Alchemy on the Palette: How to Mix Colors
Color mixing is a nightmare for some and the best part of painting for others. Here are my tips, from one artist to another :)
1. Forget Pure White: Try Titanium Buff
Classic Titanium White is a staple, but it has one downside—it cools colors down and makes them look "chalky." Anything you mix with white instantly turns pastel.
My trick: If you want to mix a lighter but warm and natural shade, get Titanium Buff. It's a beige-toned white. When you add it to blue, instead of a cold sky blue, you get a beautiful, warm summer sky color.
2. The Technique of Mixing
It might seem obvious, but there is a technique to the physical act of mixing:
Picking up paint: Never dip the whole brush into a pile of paint! Take paint only with the tip of the brush and bring it into the color you want to mix with.
The "Adding-in" Process: Always start with the lighter color and add the darker one bit by bit. Dark paint is aggressive.
Brush Motion: Some people mix in a circular motion, but I prefer going back and forth with the brush. I just scrub the two colors into each other in a "zig-zag" motion until they merge into the right shade. Circles are fine for large amounts of paint, but for "economical" painting, scrubbing back and forth works better! :)

3. Getting Lighter and Darker (Without the "Black Mud")
To lighten: Use white (for cool tones) or Titanium Buff (for warm ones).
To darken: Be careful here! Most people instinctively reach for black, but that often just "dirties" the color and takes the life out of it.
Pro Tip: Complementary Colors. Do you know what happens when you add a bit of red to green? The green "dims down," loses its artificial "neon" look, and starts looking natural—like forest leaves. The red neutralizes the green. If you mix them in equal parts, you get a deep, vibrant dark brown that looks a thousand times better than black from a tube.
4. How to Avoid "Mud"
A common mistake? Mixing too many colors together. Once you mix more than three different tubes, you start getting that sad grayish-brown.
The Rule: Try to achieve a shade by combining a maximum of two or three colors. Less is definitely more. Just think of RGB! ;) You can mix the whole world using just three colors.

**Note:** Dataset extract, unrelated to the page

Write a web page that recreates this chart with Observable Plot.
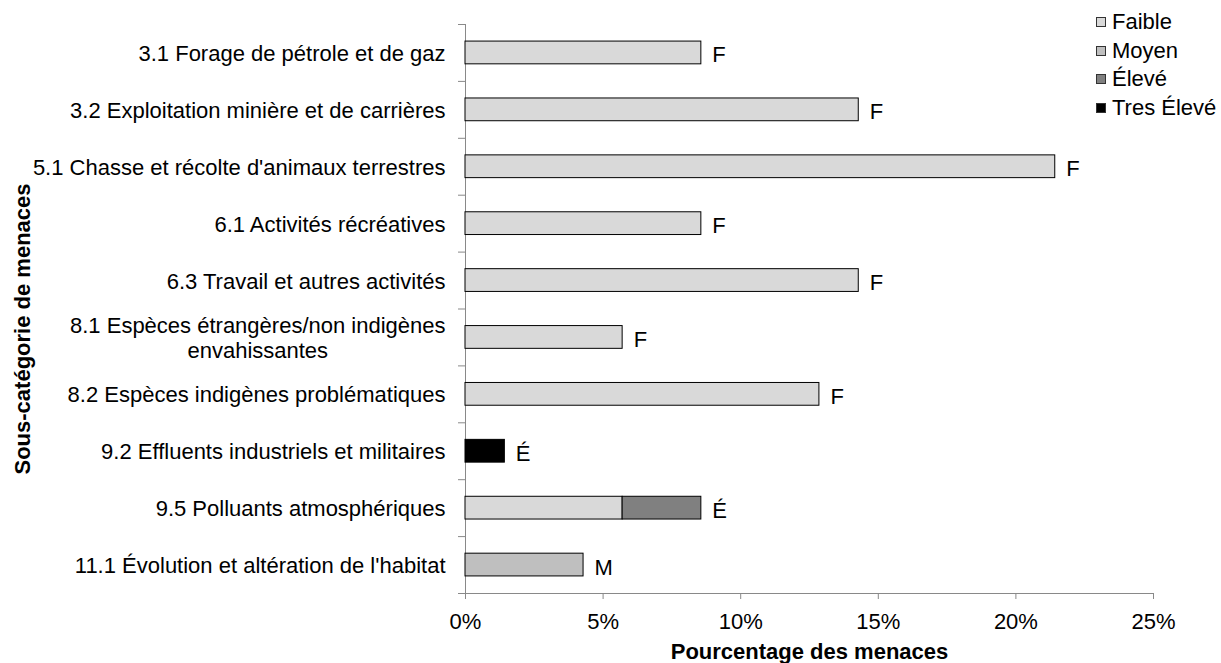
<!DOCTYPE html>
<html>
<head>
<meta charset="utf-8">
<script src="https://cdn.jsdelivr.net/npm/d3@7"></script>
<script src="https://cdn.jsdelivr.net/npm/@observablehq/plot@0.6"></script>
<style>
  html, body { margin: 0; padding: 0; background: #fff; }
  #wrap { position: relative; width: 1221px; height: 663px; overflow: hidden; font-family: "Liberation Sans", Arial, sans-serif; }
  #legend { position: absolute; left: 1096px; top: 8px; font-size: 22px; color: #000; }
  #legend .row { display: flex; align-items: center; height: 28.5px; white-space: nowrap; }
  #legend .sw { width: 8px; height: 8px; border: 1px solid #333; margin-right: 6px; flex: none; }
</style>
</head>
<body>
<div id="wrap"><div id="legend"></div></div>
<script>
// ---- Data ----
const categories = [
  "3.1 Forage de pétrole et de gaz",
  "3.2 Exploitation minière et de carrières",
  "5.1 Chasse et récolte d'animaux terrestres",
  "6.1 Activités récréatives",
  "6.3 Travail et autres activités",
  "8.1 Espèces étrangères/non indigènes\nenvahissantes",
  "8.2 Espèces indigènes problématiques",
  "9.2 Effluents industriels et militaires",
  "9.5 Polluants atmosphériques",
  "11.1 Évolution et altération de l'habitat"
];
const levels = ["Faible", "Moyen", "Élevé", "Tres Élevé"];
const faible    = [8.57, 14.29, 21.43, 8.57, 14.29, 5.71, 12.86, 0, 5.71, 0];
const moyen     = [0, 0, 0, 0, 0, 0, 0, 0, 0, 4.29];
const eleve     = [0, 0, 0, 0, 0, 0, 0, 0, 2.86, 0];
const tresEleve = [0, 0, 0, 0, 0, 0, 0, 1.43, 0, 0];
const barLabels = ["F", "F", "F", "F", "F", "F", "F", "É", "É", "M"];
const xTicks = [0, 5, 10, 15, 20, 25];
const levelColors = ["#d9d9d9", "#bfbfbf", "#808080", "#000000"];

// ---- Build tables ----
const series = [faible, moyen, eleve, tresEleve];
const rows = [];
levels.forEach((lv, j) => series[j].forEach((v, i) => {
  if (v > 0) rows.push({cat: categories[i], level: lv, value: v});
}));
const totals = categories.map((c, i) => ({
  cat: c,
  total: faible[i] + moyen[i] + eleve[i] + tresEleve[i],
  label: barLabels[i]
}));

const W = 1221, H = 663, mL = 465, mR = 68, mT = 24, mB = 70;
const pIn = 0.6, pOut = 0.3;
const step = (H - mT - mB) / (categories.length - pIn + 2 * pOut);
const axisGray = "#898989";
const fs = 22;

const chart = Plot.plot({
  width: W, height: H,
  marginLeft: mL, marginRight: mR, marginTop: mT, marginBottom: mB,
  style: {fontFamily: "'Liberation Sans', Arial, sans-serif", fontSize: fs + "px", color: "#000", background: "#fff", overflow: "visible"},
  x: {domain: [0, 25]},
  y: {domain: categories, paddingInner: pIn, paddingOuter: pOut, round: false, axis: null},
  color: {domain: levels, range: levelColors},
  marks: [
    Plot.ruleX([0], {stroke: axisGray}),
    Plot.ruleY(categories.slice(-1), {y: d => d, dy: step / 2, stroke: axisGray}),
    Plot.ruleY(categories, {y: d => d, x1: 0, x2: 0, insetLeft: -7, dy: -step / 2, stroke: axisGray}),
    Plot.ruleY(categories.slice(-1), {y: d => d, x1: 0, x2: 0, insetLeft: -7, dy: step / 2, stroke: axisGray}),
    Plot.axisX({ticks: xTicks, tickFormat: d => d + "%", tickSize: 6, tickPadding: 14, stroke: axisGray, fill: "#000", label: null, fontSize: fs}),
    Plot.axisY({tickSize: 0, tickPadding: 20, lineHeight: 1.15, label: null, fontSize: fs, fill: "#000"}),
    Plot.barX(rows, Plot.stackX({y: "cat", x: "value", fill: "level", stroke: "#000", strokeWidth: 1})),
    Plot.text(totals, {y: "cat", x: "total", text: "label", textAnchor: "start", dx: 11, dy: 2.5, fontSize: fs, fill: "#000"}),
    Plot.text(["Pourcentage des menaces"], {frameAnchor: "bottom", text: d => d, dy: 50, lineAnchor: "top", textAnchor: "middle", fontWeight: "bold", fontSize: fs, fill: "#000"}),
    Plot.text(["Sous-catégorie de menaces"], {frameAnchor: "left", text: d => d, dx: -443, dy: 20, rotate: -90, textAnchor: "middle", lineAnchor: "middle", fontWeight: "bold", fontSize: fs, fill: "#000"})
  ]
});

const wrap = document.getElementById("wrap");
wrap.insertBefore(chart, wrap.firstChild);

// center-align lines of multi-line category labels (as in the original)
chart.querySelectorAll('g[aria-label="y-axis tick label"] text').forEach(t => {
  const spans = t.querySelectorAll("tspan");
  if (spans.length > 1) {
    let maxW = 0;
    spans.forEach(s => { maxW = Math.max(maxW, s.getComputedTextLength()); });
    t.setAttribute("text-anchor", "middle");
    spans.forEach(s => s.setAttribute("x", -maxW / 2));
  }
});

// legend
const legend = document.getElementById("legend");
levels.forEach((lv, i) => {
  const row = document.createElement("div");
  row.className = "row";
  const sw = document.createElement("span");
  sw.className = "sw";
  sw.style.background = levelColors[i];
  const tx = document.createElement("span");
  tx.textContent = lv;
  row.appendChild(sw); row.appendChild(tx);
  legend.appendChild(row);
});
</script>
</body>
</html>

5. Mixing "By Eye" vs. Pre-mixed Shades
Mixing is a great school of art; you learn to truly see colors. But remember—if you're painting a large area and you know you won't finish it today, it's safer to buy a pre-mixed tube. Matching the exact ratio of five colors you had on your palette the next day is quite difficult—especially since acrylic paint changes its shade after drying.